Dr. Sidney Hankerson, the recipient of the Vanneck-Bailey Scholar award, is shown.

Sidney Hankerson, MD, Gets Vanneck-Bailey Award from VP&S Apgar Academy

Sidney Hankerson, MD, an assistant professor of psychiatry at the Columbia University Vagelos College of Physicians and Surgeons (VP&S), is the 2019-2020 recipient of the Vanneck-Bailey Award from the Virginia Apgar Academy of Medical Educators at VP&S.

The award is given annually to a VP&S faculty member to support the development of educational programs that help medical students improve their knowledge and skills in the practice of medicine so they can model compassionate, humanistic care to all patients.

That’s right up Hankerson’s alley.

“Medical education has been my passion since residency,” Hankerson told CUIMC Today. “The Vanneck-Bailey Award will allow me to build upon the small group seminar called ‘Access and Advocacy’ that I currently teach to all VP&S first-year students. I am truly humbled and ecstatic to receive this prestigious award.”

The award provides $30,000 in salary support, which will enable Hankerson to devote time to developing a four-week, community-based educational elective for third- and fourth-year medical students. The elective will focus on the social determinants of health and community engagement. Students will learn from community health workers and other local stakeholders about how to advocate for social justice in health.

Hankerson also plans to train a cohort of medical and nursing students in an evidence-based program to increase their mental health literacy to reduce stigmatizing attitudes that some health professionals may hold toward people with mental illness.

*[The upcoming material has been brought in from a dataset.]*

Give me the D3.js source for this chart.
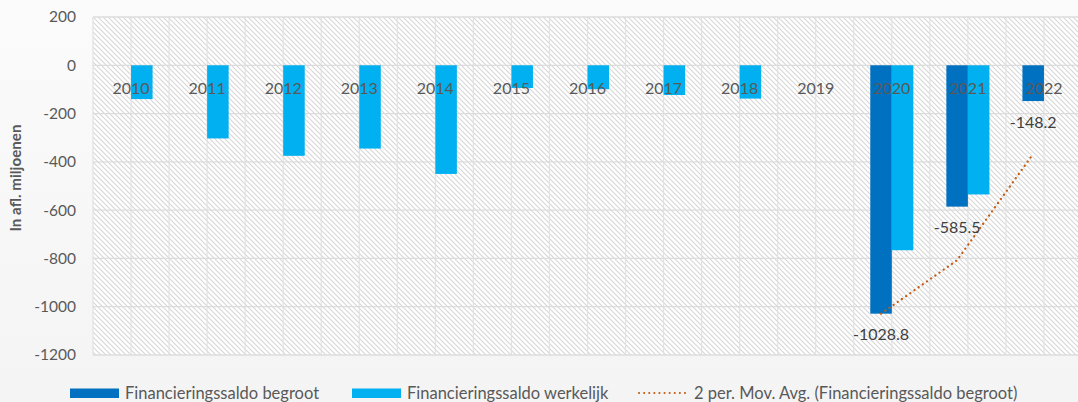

More applicants than ever before applied for the competitive award this year. Hankerson’s application stood out for several reasons, said Rita Charon, MD, PhD, professor of medicine, chair of the Department of Medical Humanities & Ethics, founder of the Program in Narrative Medicine at Columbia, and director of the Virginia Apgar Academy of Medical Educators.

“He is a young and already influential investigator in the Department of Psychiatry who has taken on the most pressing and challenging questions about social justice, racial diversity, and equity—or lack thereof—in tandem with the other urgent questions about stigma for patients with mental health problems. He has assembled a tremendous body of work,” Charon said.

She noted that much of Hankerson’s work was performed in collaboration with community groups and churches in Harlem and Washington Heights. In addition, Hankerson’s work has been funded by the NIH for many years, and he was mentored by Myrna Weissman, PhD, chief of epidemiology at New York State Psychiatric Institute and the Diane Goldman Kemper Family Professor of Epidemiology and Psychiatry at VP&S.

And to top it all off, Charon added, “He’s got this ravenous appetite for teaching young medical students. So all of that, together, makes him really worthy of great praise and support.”

Hankerson earned his MD and MBA from Emory University School of Medicine. He did his internship and residency at Emory and completed his fellowship at Columbia and NewYork-Presbyterian.

The Virginia Apgar Academy of Medical Educators is an active community of VP&S educators who are dedicated to promoting, rewarding, and supporting outstanding education for the college’s medical students, residents, fellows, and faculty. The academy is named for Virginia Apgar, MD, a pioneering clinician, researcher, and educator who developed the now-ubiquitous Apgar score, a method that is used to quickly assess the health of newborns.

The Apgar Academy offers ongoing educational resources to the VP&S community, including faculty coaching, grant programs for innovative medical education projects, and rigorous training in basic medical education scholarship and research skills.

The Vanneck-Bailey Award was established in 2014. Funding is supported by donations from patients of Columbia doctors.